>> start

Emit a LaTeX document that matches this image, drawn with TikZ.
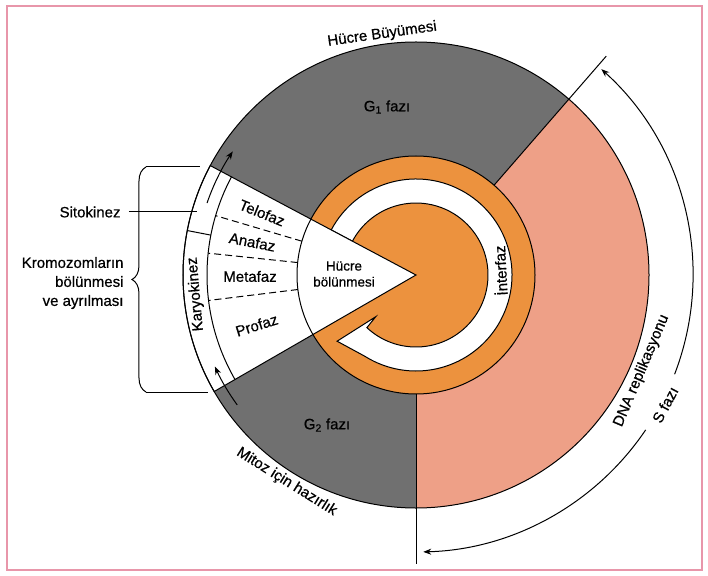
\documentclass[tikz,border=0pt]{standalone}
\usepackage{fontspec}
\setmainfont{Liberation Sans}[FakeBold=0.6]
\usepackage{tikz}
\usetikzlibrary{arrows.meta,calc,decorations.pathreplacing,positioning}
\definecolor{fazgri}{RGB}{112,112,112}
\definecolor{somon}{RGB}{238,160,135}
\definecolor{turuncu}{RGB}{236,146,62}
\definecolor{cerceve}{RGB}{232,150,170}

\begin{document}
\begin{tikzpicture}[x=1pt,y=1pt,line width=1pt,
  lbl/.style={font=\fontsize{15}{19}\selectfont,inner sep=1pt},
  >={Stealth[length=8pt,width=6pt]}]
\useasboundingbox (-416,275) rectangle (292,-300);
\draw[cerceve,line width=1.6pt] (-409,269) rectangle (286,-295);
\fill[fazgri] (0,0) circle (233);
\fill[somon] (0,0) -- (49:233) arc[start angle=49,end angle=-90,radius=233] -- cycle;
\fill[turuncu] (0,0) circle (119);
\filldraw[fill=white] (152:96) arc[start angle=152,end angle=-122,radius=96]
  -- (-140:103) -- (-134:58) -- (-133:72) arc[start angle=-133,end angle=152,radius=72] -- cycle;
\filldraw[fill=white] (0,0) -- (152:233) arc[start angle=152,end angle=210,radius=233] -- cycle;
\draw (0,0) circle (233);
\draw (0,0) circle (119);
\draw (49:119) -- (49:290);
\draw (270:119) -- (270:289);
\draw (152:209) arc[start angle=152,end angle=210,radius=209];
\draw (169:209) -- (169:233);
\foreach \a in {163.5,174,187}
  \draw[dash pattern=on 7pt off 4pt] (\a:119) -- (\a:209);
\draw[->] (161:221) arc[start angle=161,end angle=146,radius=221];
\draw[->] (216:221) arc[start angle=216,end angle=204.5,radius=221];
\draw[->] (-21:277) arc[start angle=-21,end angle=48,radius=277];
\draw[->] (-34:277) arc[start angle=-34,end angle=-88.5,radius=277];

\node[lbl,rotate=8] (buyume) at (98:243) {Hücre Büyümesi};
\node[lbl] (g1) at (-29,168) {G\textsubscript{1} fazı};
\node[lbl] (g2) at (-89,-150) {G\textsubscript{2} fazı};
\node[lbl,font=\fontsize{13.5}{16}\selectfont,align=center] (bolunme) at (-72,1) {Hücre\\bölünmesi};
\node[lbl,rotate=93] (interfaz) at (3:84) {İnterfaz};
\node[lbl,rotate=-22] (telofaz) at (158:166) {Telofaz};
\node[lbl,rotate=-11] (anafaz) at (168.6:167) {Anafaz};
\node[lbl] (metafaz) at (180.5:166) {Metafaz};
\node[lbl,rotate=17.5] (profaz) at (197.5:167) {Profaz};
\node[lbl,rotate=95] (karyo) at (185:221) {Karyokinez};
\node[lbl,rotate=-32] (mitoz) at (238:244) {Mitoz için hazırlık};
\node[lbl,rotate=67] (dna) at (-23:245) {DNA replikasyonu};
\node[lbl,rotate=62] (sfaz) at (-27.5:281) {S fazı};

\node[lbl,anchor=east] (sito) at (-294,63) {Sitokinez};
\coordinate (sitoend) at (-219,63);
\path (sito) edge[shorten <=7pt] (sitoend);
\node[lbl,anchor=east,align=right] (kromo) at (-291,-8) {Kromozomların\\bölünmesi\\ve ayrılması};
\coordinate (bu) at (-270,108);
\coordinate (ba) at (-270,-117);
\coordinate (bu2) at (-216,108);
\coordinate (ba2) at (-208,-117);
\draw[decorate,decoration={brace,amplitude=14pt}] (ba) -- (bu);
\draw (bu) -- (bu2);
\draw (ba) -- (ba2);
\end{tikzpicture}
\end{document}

>> end
>> start

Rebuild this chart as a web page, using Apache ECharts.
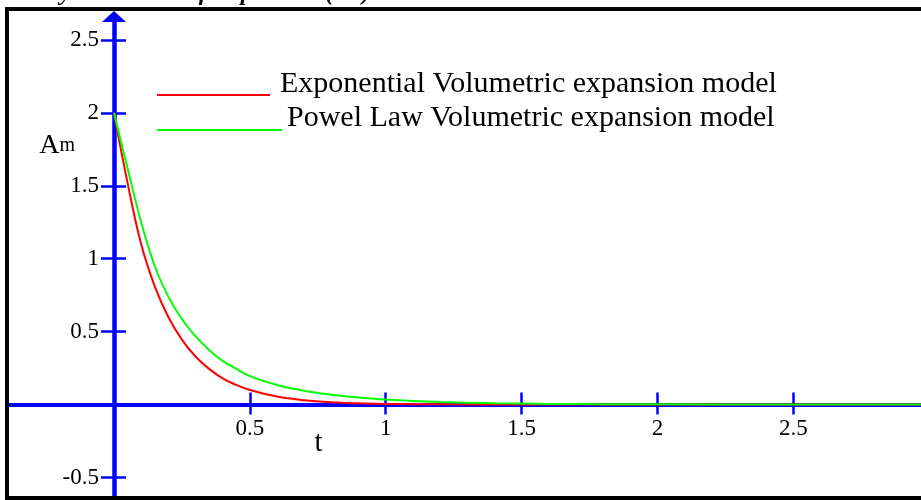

>> end

Task to complete: Transcribe exactly the lines between the one containing "Emit a LaTeX" and the one containing "arc[start angle=-34,end angle=-88.5,radius=277];", counting both ends. Pictures are not copied.

Result for this task:
Emit a LaTeX document that matches this image, drawn with TikZ.
\documentclass[tikz,border=0pt]{standalone}
\usepackage{fontspec}
\setmainfont{Liberation Sans}[FakeBold=0.6]
\usepackage{tikz}
\usetikzlibrary{arrows.meta,calc,decorations.pathreplacing,positioning}
\definecolor{fazgri}{RGB}{112,112,112}
\definecolor{somon}{RGB}{238,160,135}
\definecolor{turuncu}{RGB}{236,146,62}
\definecolor{cerceve}{RGB}{232,150,170}

\begin{document}
\begin{tikzpicture}[x=1pt,y=1pt,line width=1pt,
  lbl/.style={font=\fontsize{15}{19}\selectfont,inner sep=1pt},
  >={Stealth[length=8pt,width=6pt]}]
\useasboundingbox (-416,275) rectangle (292,-300);
\draw[cerceve,line width=1.6pt] (-409,269) rectangle (286,-295);
\fill[fazgri] (0,0) circle (233);
\fill[somon] (0,0) -- (49:233) arc[start angle=49,end angle=-90,radius=233] -- cycle;
\fill[turuncu] (0,0) circle (119);
\filldraw[fill=white] (152:96) arc[start angle=152,end angle=-122,radius=96]
  -- (-140:103) -- (-134:58) -- (-133:72) arc[start angle=-133,end angle=152,radius=72] -- cycle;
\filldraw[fill=white] (0,0) -- (152:233) arc[start angle=152,end angle=210,radius=233] -- cycle;
\draw (0,0) circle (233);
\draw (0,0) circle (119);
\draw (49:119) -- (49:290);
\draw (270:119) -- (270:289);
\draw (152:209) arc[start angle=152,end angle=210,radius=209];
\draw (169:209) -- (169:233);
\foreach \a in {163.5,174,187}
  \draw[dash pattern=on 7pt off 4pt] (\a:119) -- (\a:209);
\draw[->] (161:221) arc[start angle=161,end angle=146,radius=221];
\draw[->] (216:221) arc[start angle=216,end angle=204.5,radius=221];
\draw[->] (-21:277) arc[start angle=-21,end angle=48,radius=277];
\draw[->] (-34:277) arc[start angle=-34,end angle=-88.5,radius=277];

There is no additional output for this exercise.